• _WHAT THE TASK REQUIRES_:
Tally the lines in the records underneath that contain the string "chart", and state the figure by itself.

Data listing:
○ ○ ○ ○

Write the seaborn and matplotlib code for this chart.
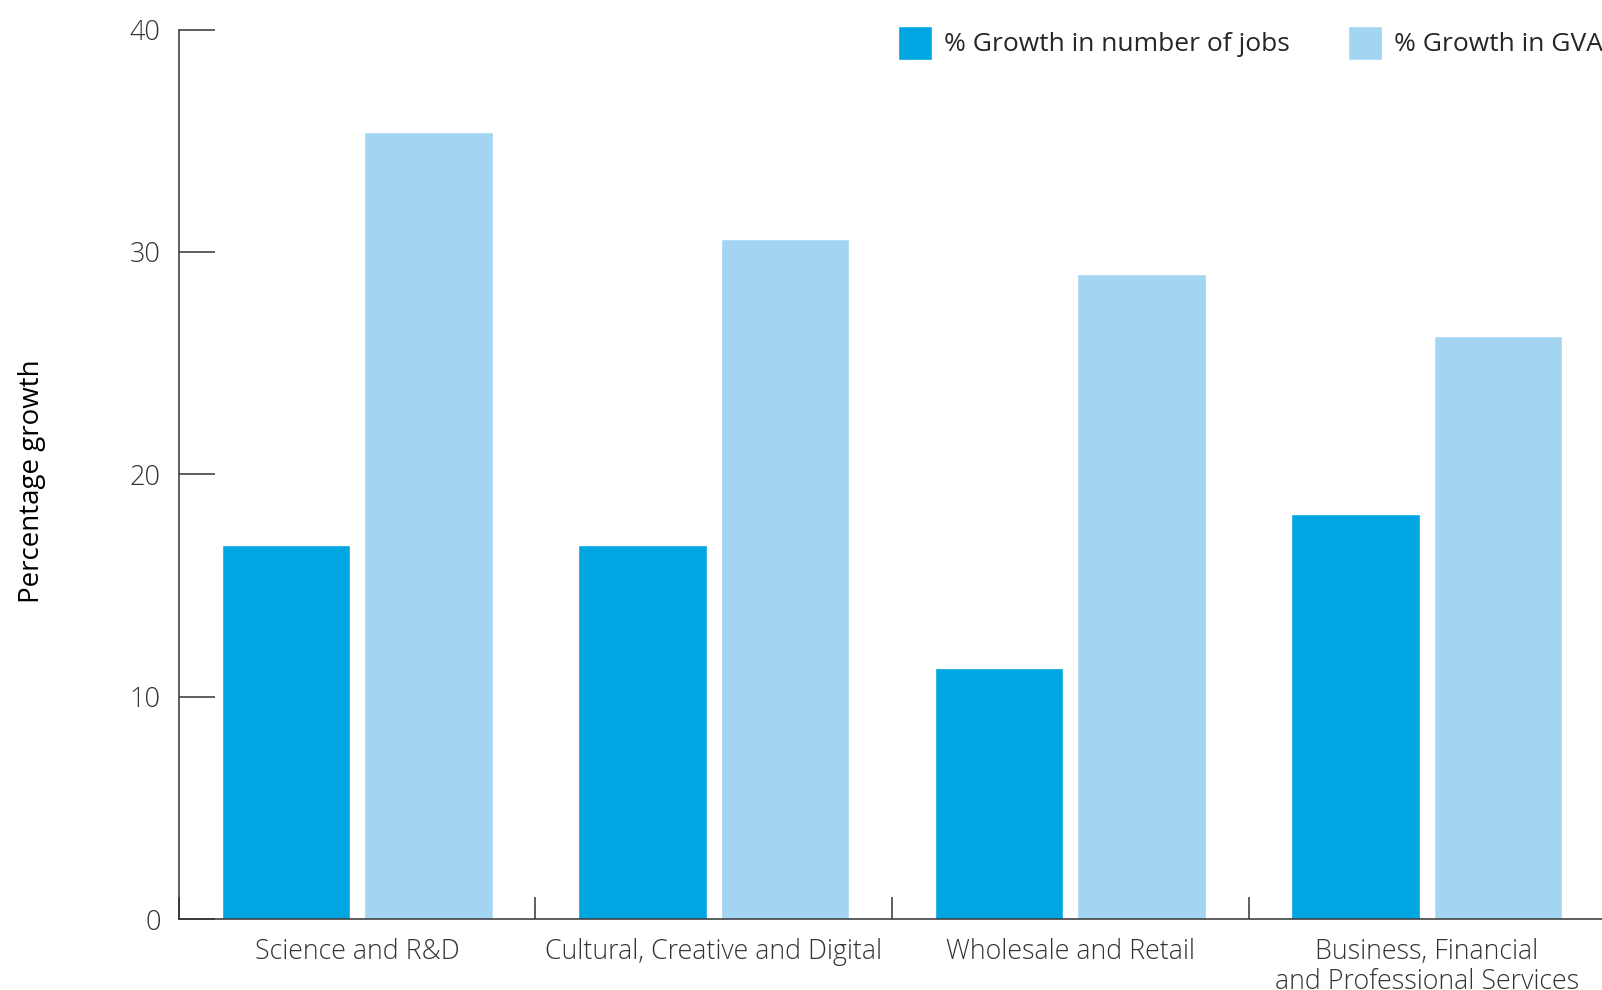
import numpy as np
import pandas as pd
import matplotlib
matplotlib.use("Agg")
import matplotlib.pyplot as plt
import seaborn as sns

# values
sectors = ["Science and R&D", "Cultural, Creative and Digital",
           "Wholesale and Retail", "Business, Financial\nand Professional Services"]
jobs_growth = [16.8, 16.8, 11.3, 18.2]
gva_growth = [35.4, 30.6, 29.0, 26.2]
series = ["% Growth in number of jobs", "% Growth in GVA"]
y_ticks = [0, 10, 20, 30, 40]

df = pd.DataFrame({
    "sector": sectors * 2,
    "growth": jobs_growth + gva_growth,
    "series": [series[0]] * len(sectors) + [series[1]] * len(sectors),
})

sns.set_theme(style="white")
plt.rcParams["font.family"] = ["Open Sans", "DejaVu Sans"]
text_col = "#333333"

fig = plt.figure(figsize=(16.02, 9.9), dpi=100)
ax = fig.add_axes([0.1116, 0.0717, 0.8904, 0.8985])

sns.barplot(data=df, x="sector", y="growth", hue="series", order=sectors,
            hue_order=series, palette=["#00a6e2", "#a3d5f3"],
            width=0.8, gap=0.1, saturation=1, ax=ax)

ax.set_xlim(-0.5, 3.5)
ax.set_ylim(0, 40)
ax.set_yticks(y_ticks)
ax.tick_params(axis="y", direction="in", length=26, width=1.1, color=text_col,
               labelsize=19.5, labelcolor=text_col, pad=13, left=True)
for lab in ax.get_yticklabels():
    lab.set_fontweight("light")

# category boundary ticks (major) and centred labels (minor)
ax.set_xticks([-0.5, 0.5, 1.5, 2.5])
ax.set_xticklabels([])
ax.tick_params(axis="x", which="major", direction="in", length=16, width=1.1,
               color=text_col, bottom=True)
ax.set_xticks(range(len(sectors)), minor=True)
ax.set_xticklabels(sectors, minor=True, fontsize=19.3, color=text_col,
                   fontweight="light", linespacing=1.05)
ax.tick_params(axis="x", which="minor", length=0, pad=14, bottom=True)

ax.set_xlabel("")
ax.set_ylabel("")
fig.text(32 / 1602, 1 - 481 / 990, "Percentage growth", rotation=90,
         ha="center", va="center", fontsize=20, color="black")

for s in ["top", "right"]:
    ax.spines[s].set_visible(False)
for s in ["left", "bottom"]:
    ax.spines[s].set_color(text_col)
    ax.spines[s].set_linewidth(1.1)

handles, labels = ax.get_legend_handles_labels()
ax.legend(handles, labels, loc="upper right", bbox_to_anchor=(1.006, 1.016),
          ncol=2, frameon=False, fontsize=19, handlelength=1.3, handleheight=1.6,
          handletextpad=0.45, columnspacing=2.2, borderaxespad=0)

fig.savefig("out.png", dpi=100)
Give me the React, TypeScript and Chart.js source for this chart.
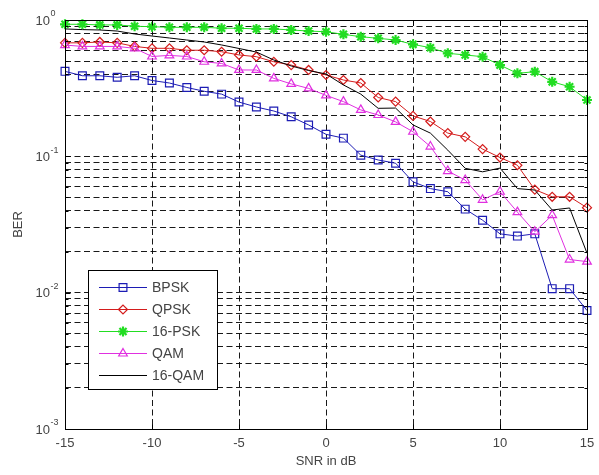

○ ○ ○ ○

• _WRITTEN RESPONSE_:
2